** Begin **

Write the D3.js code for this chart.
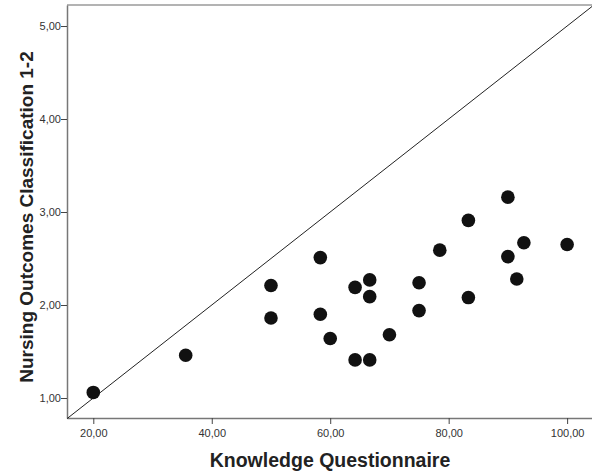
<!DOCTYPE html>
<html><head><meta charset="utf-8">
<script src="https://cdn.jsdelivr.net/npm/d3@7"></script>
<style>body{margin:0;background:#fff}svg{display:block}</style>
</head><body>
<script>
const knowledge = [90, 83.33, 92.7, 100, 78.5, 90, 58.33, 66.67, 64.2, 66.67, 75, 91.5, 83.33, 58.33, 75, 60, 70, 64.2, 66.67, 20, 35.6, 50, 50];
const noc = [3.16, 2.91, 2.67, 2.65, 2.59, 2.52, 2.51, 2.27, 2.19, 2.09, 2.24, 2.28, 2.08, 1.90, 1.94, 1.64, 1.68, 1.41, 1.41, 1.06, 1.46, 2.21, 1.86];
const xTicks = [20, 40, 60, 80, 100];
const yTicks = [1, 2, 3, 4, 5];
const xTitle = "Knowledge Questionnaire";
const yTitle = "Nursing Outcomes Classification 1-2";

const W = 592, H = 473;
const L = 67, T = 5, R = 592, B = 418;
const svg = d3.select("body").append("svg").attr("width", W).attr("height", H);
const x = d3.scaleLinear().domain([15.56, 104.2]).range([L, R]);
const y = d3.scaleLinear().domain([0.785, 5.226]).range([B, T]);
const fmt = d => d.toFixed(2).replace(".", ",");

svg.append("line").attr("x1", L).attr("x2", R).attr("y1", T).attr("y2", T)
  .attr("stroke", "#9a9a9a").attr("stroke-width", 1.5);

const gx = svg.append("g").attr("transform", `translate(0,${B})`)
  .call(d3.axisBottom(x).tickValues(xTicks).tickFormat(fmt).tickSize(6).tickSizeOuter(0));
const gy = svg.append("g").attr("transform", `translate(${L},0)`)
  .call(d3.axisLeft(y).tickValues(yTicks).tickFormat(fmt).tickSize(6).tickSizeOuter(0));
[gx, gy].forEach(g => {
  g.select(".domain").attr("stroke", "#777").attr("stroke-width", 1.5);
  g.selectAll(".tick line").attr("stroke", "#444").attr("stroke-width", 1);
  g.selectAll(".tick text").attr("fill", "#333").attr("font-family", "Liberation Sans, Arial, sans-serif").attr("font-size", 11);
});
gx.selectAll(".tick text").attr("dy", "0.9em");
gy.selectAll(".tick text").attr("x", -6);

svg.append("line")
  .attr("x1", x(15.56)).attr("y1", y(15.56 / 20))
  .attr("x2", x(104.2)).attr("y2", y(104.2 / 20))
  .attr("stroke", "#222").attr("stroke-width", 1);

svg.append("g").selectAll("circle").data(knowledge).join("circle")
  .attr("cx", d => x(d)).attr("cy", (d, i) => y(noc[i])).attr("r", 6.8)
  .attr("fill", "#111");

svg.append("text").attr("x", 330).attr("y", 467).attr("text-anchor", "middle")
  .attr("font-family", "Liberation Sans, Arial, sans-serif").attr("font-weight", "bold")
  .attr("font-size", 19.5).attr("fill", "#222").text(xTitle);
svg.append("text").attr("transform", `translate(33,217) rotate(-90)`).attr("text-anchor", "middle")
  .attr("font-family", "Liberation Sans, Arial, sans-serif").attr("font-weight", "bold")
  .attr("font-size", 19).attr("fill", "#222").text(yTitle);
</script>
</body></html>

** End **

● **Stated goal**
Repeat the listing above exactly, with no pictures.

● **Output of the exercise**
Write the D3.js code for this chart.
<!DOCTYPE html>
<html><head><meta charset="utf-8">
<script src="https://cdn.jsdelivr.net/npm/d3@7"></script>
<style>body{margin:0;background:#fff}svg{display:block}</style>
</head><body>
<script>
const knowledge = [90, 83.33, 92.7, 100, 78.5, 90, 58.33, 66.67, 64.2, 66.67, 75, 91.5, 83.33, 58.33, 75, 60, 70, 64.2, 66.67, 20, 35.6, 50, 50];
const noc = [3.16, 2.91, 2.67, 2.65, 2.59, 2.52, 2.51, 2.27, 2.19, 2.09, 2.24, 2.28, 2.08, 1.90, 1.94, 1.64, 1.68, 1.41, 1.41, 1.06, 1.46, 2.21, 1.86];
const xTicks = [20, 40, 60, 80, 100];
const yTicks = [1, 2, 3, 4, 5];
const xTitle = "Knowledge Questionnaire";
const yTitle = "Nursing Outcomes Classification 1-2";

const W = 592, H = 473;
const L = 67, T = 5, R = 592, B = 418;
const svg = d3.select("body").append("svg").attr("width", W).attr("height", H);
const x = d3.scaleLinear().domain([15.56, 104.2]).range([L, R]);
const y = d3.scaleLinear().domain([0.785, 5.226]).range([B, T]);
const fmt = d => d.toFixed(2).replace(".", ",");

svg.append("line").attr("x1", L).attr("x2", R).attr("y1", T).attr("y2", T)
  .attr("stroke", "#9a9a9a").attr("stroke-width", 1.5);

const gx = svg.append("g").attr("transform", `translate(0,${B})`)
  .call(d3.axisBottom(x).tickValues(xTicks).tickFormat(fmt).tickSize(6).tickSizeOuter(0));
const gy = svg.append("g").attr("transform", `translate(${L},0)`)
  .call(d3.axisLeft(y).tickValues(yTicks).tickFormat(fmt).tickSize(6).tickSizeOuter(0));
[gx, gy].forEach(g => {
  g.select(".domain").attr("stroke", "#777").attr("stroke-width", 1.5);
  g.selectAll(".tick line").attr("stroke", "#444").attr("stroke-width", 1);
  g.selectAll(".tick text").attr("fill", "#333").attr("font-family", "Liberation Sans, Arial, sans-serif").attr("font-size", 11);
});
gx.selectAll(".tick text").attr("dy", "0.9em");
gy.selectAll(".tick text").attr("x", -6);

svg.append("line")
  .attr("x1", x(15.56)).attr("y1", y(15.56 / 20))
  .attr("x2", x(104.2)).attr("y2", y(104.2 / 20))
  .attr("stroke", "#222").attr("stroke-width", 1);

svg.append("g").selectAll("circle").data(knowledge).join("circle")
  .attr("cx", d => x(d)).attr("cy", (d, i) => y(noc[i])).attr("r", 6.8)
  .attr("fill", "#111");

svg.append("text").attr("x", 330).attr("y", 467).attr("text-anchor", "middle")
  .attr("font-family", "Liberation Sans, Arial, sans-serif").attr("font-weight", "bold")
  .attr("font-size", 19.5).attr("fill", "#222").text(xTitle);
svg.append("text").attr("transform", `translate(33,217) rotate(-90)`).attr("text-anchor", "middle")
  .attr("font-family", "Liberation Sans, Arial, sans-serif").attr("font-weight", "bold")
  .attr("font-size", 19).attr("fill", "#222").text(yTitle);
</script>
</body></html>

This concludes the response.